= EXERCISE =
Pick out the lines below with "this" and list them.

[start SUPPLIED INFORMATION]

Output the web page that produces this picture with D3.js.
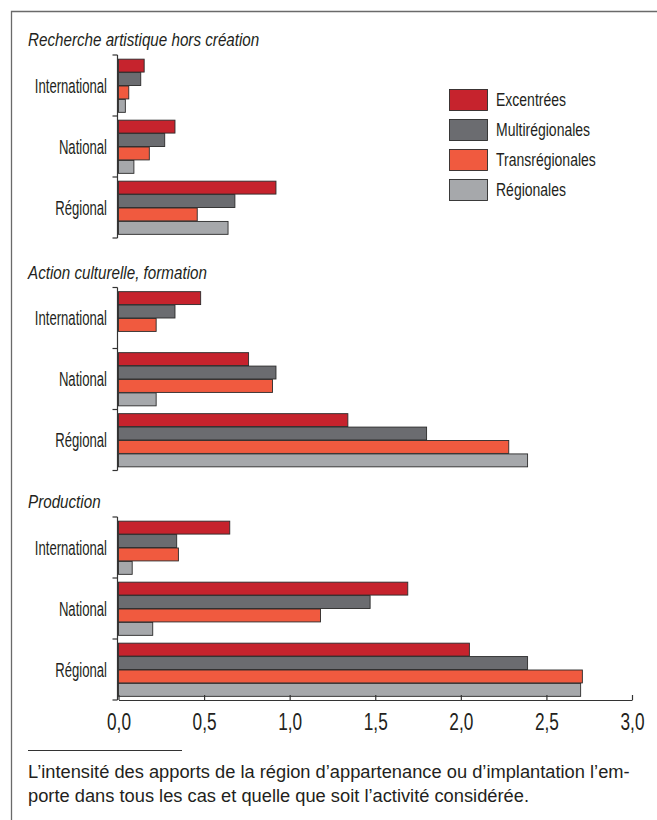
<!DOCTYPE html>
<html><head><meta charset="utf-8">
<script src="https://cdn.jsdelivr.net/npm/d3@7/dist/d3.min.js"></script>
<style>
html,body{margin:0;padding:0;background:#fff;}
svg{display:block;}
</style></head>
<body>
<script>
const panels = ["Recherche artistique hors création", "Action culturelle, formation", "Production"];
const categories = ["International", "National", "Régional"];
const series = ["Excentrées", "Multirégionales", "Transrégionales", "Régionales"];
const colors = ["#c6232d", "#6b6c70", "#f05a3f", "#a6a8ab"];
// values indexed [panel][category]
const excentrees      = [[0.15, 0.33, 0.92], [0.48, 0.76, 1.34], [0.65, 1.69, 2.05]];
const multiregionales = [[0.13, 0.27, 0.68], [0.33, 0.92, 1.80], [0.34, 1.47, 2.39]];
const transregionales = [[0.06, 0.18, 0.46], [0.22, 0.90, 2.28], [0.35, 1.18, 2.71]];
const regionales      = [[0.04, 0.09, 0.64], [null, 0.22, 2.39], [0.08, 0.20, 2.70]];
const xTicks = [0, 0.5, 1, 1.5, 2, 2.5, 3];
const note = ["L’intensité des apports de la région d’appartenance ou d’implantation l’em-",
              "porte dans tous les cas et quelle que soit l’activité considérée."];

const seriesValues = [excentrees, multiregionales, transregionales, regionales];
const W = 657, H = 820;
const FONT = "'Liberation Sans', Arial, Helvetica, sans-serif";
const svg = d3.select("body").append("svg").attr("width", W).attr("height", H);

// condensed text helper (horizontal squeeze of a regular sans)
function ctext(sel, x, y, txt, size, sx, anchor, italic, dy) {
  return sel.append("text")
    .attr("transform", `translate(${x},${y}) scale(${sx},1)`)
    .attr("font-family", FONT).attr("font-size", size)
    .attr("font-style", italic ? "italic" : "normal")
    .attr("text-anchor", anchor || "start")
    .attr("dy", dy || 0)
    .attr("fill", "#231f20").text(txt);
}

// frame
svg.append("path").attr("d", `M11.5,${H} V11.5 H${W}`).attr("fill", "none")
  .attr("stroke", "#6a6a6a").attr("stroke-width", 1.3);

const x = d3.scaleLinear().domain([0, 3]).range([118.5, 632]);
const panelTops = [55, 287.5, 517];
const panelH = 183;

panels.forEach((title, p) => {
  const top = panelTops[p];
  const y = d3.scaleBand().domain(categories).range([top, top + panelH]).paddingInner(0.12).paddingOuter(0.06);
  const ys = d3.scaleBand().domain(series).range([0, y.bandwidth()]);
  const g = svg.append("g");

  ctext(g, 28, top - 9, title, 19, 0.8, "start", true);

  // bars
  categories.forEach((c, ci) => {
    series.forEach((s, si) => {
      const v = seriesValues[si][p][ci];
      if (v == null) return;
      g.append("rect")
        .attr("x", x(0)).attr("y", y(c) + ys(s) + 0.5)
        .attr("width", x(v) - x(0)).attr("height", ys.bandwidth() - 0.5)
        .attr("fill", colors[si]).attr("stroke", "#2b2b2b").attr("stroke-width", 0.9);
    });
  });

  // bracket axis
  const yaxisG = g.append("g").attr("transform", `translate(${x(0) - 1},0)`);
  yaxisG.append("line").attr("x1", 0).attr("x2", 0).attr("y1", top).attr("y2", top + panelH)
    .attr("stroke", "#333").attr("stroke-width", 1.2);
  const edges = d3.range(4).map(i => top + i * panelH / 3);
  yaxisG.selectAll("line.tk").data(edges).join("line").attr("class", "tk")
    .attr("x1", -5).attr("x2", 0).attr("y1", d => d).attr("y2", d => d)
    .attr("stroke", "#333").attr("stroke-width", 1.2);

  // category labels
  categories.forEach(c => {
    ctext(g, 107, y(c) + y.bandwidth() / 2, c, 20.5, 0.64, "end", false, "0.35em");
  });
});

// x axis
const axisY = panelTops[2] + panelH;
const xAxis = d3.axisBottom(x).tickValues(xTicks).tickSize(-5).tickSizeOuter(0)
  .tickFormat(d => d3.format(".1f")(d).replace(".", ","));
const xg = svg.append("g").attr("transform", `translate(0,${axisY})`).call(xAxis);
xg.select(".domain").attr("stroke", "#333").attr("stroke-width", 1.2);
xg.selectAll(".tick line").attr("stroke", "#333").attr("stroke-width", 1.2);
xg.selectAll(".tick").each(function(d) {
  const tk = d3.select(this);
  tk.selectAll("text").remove();
  ctext(tk, 0, 29.5, d3.format(".1f")(d).replace(".", ","), 23, 0.75, "middle", false);
});

// footnote
svg.append("line").attr("x1", 28).attr("x2", 182).attr("y1", 750.5).attr("y2", 750.5)
  .attr("stroke", "#333").attr("stroke-width", 1);
note.forEach((d, i) => {
  svg.append("text").attr("x", 28).attr("y", 778 + i * 24)
    .attr("font-family", FONT).attr("font-size", 18.3).attr("fill", "#231f20").text(d);
});

// legend
const lg = svg.append("g").attr("transform", "translate(449,89)");
series.forEach((s, i) => {
  lg.append("rect").attr("x", 0.5).attr("y", i * 30 + 0.5).attr("width", 38).attr("height", 21)
    .attr("fill", colors[i]).attr("stroke", "#2b2b2b").attr("stroke-width", 0.9);
  ctext(lg, 47, i * 30 + 11, s, 18.5, 0.757, "start", false, "0.35em");
});
</script>
</body></html>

[end SUPPLIED INFORMATION]

= COMPLETED EXERCISE =
Output the web page that produces this picture with D3.js.
  const tk = d3.select(this);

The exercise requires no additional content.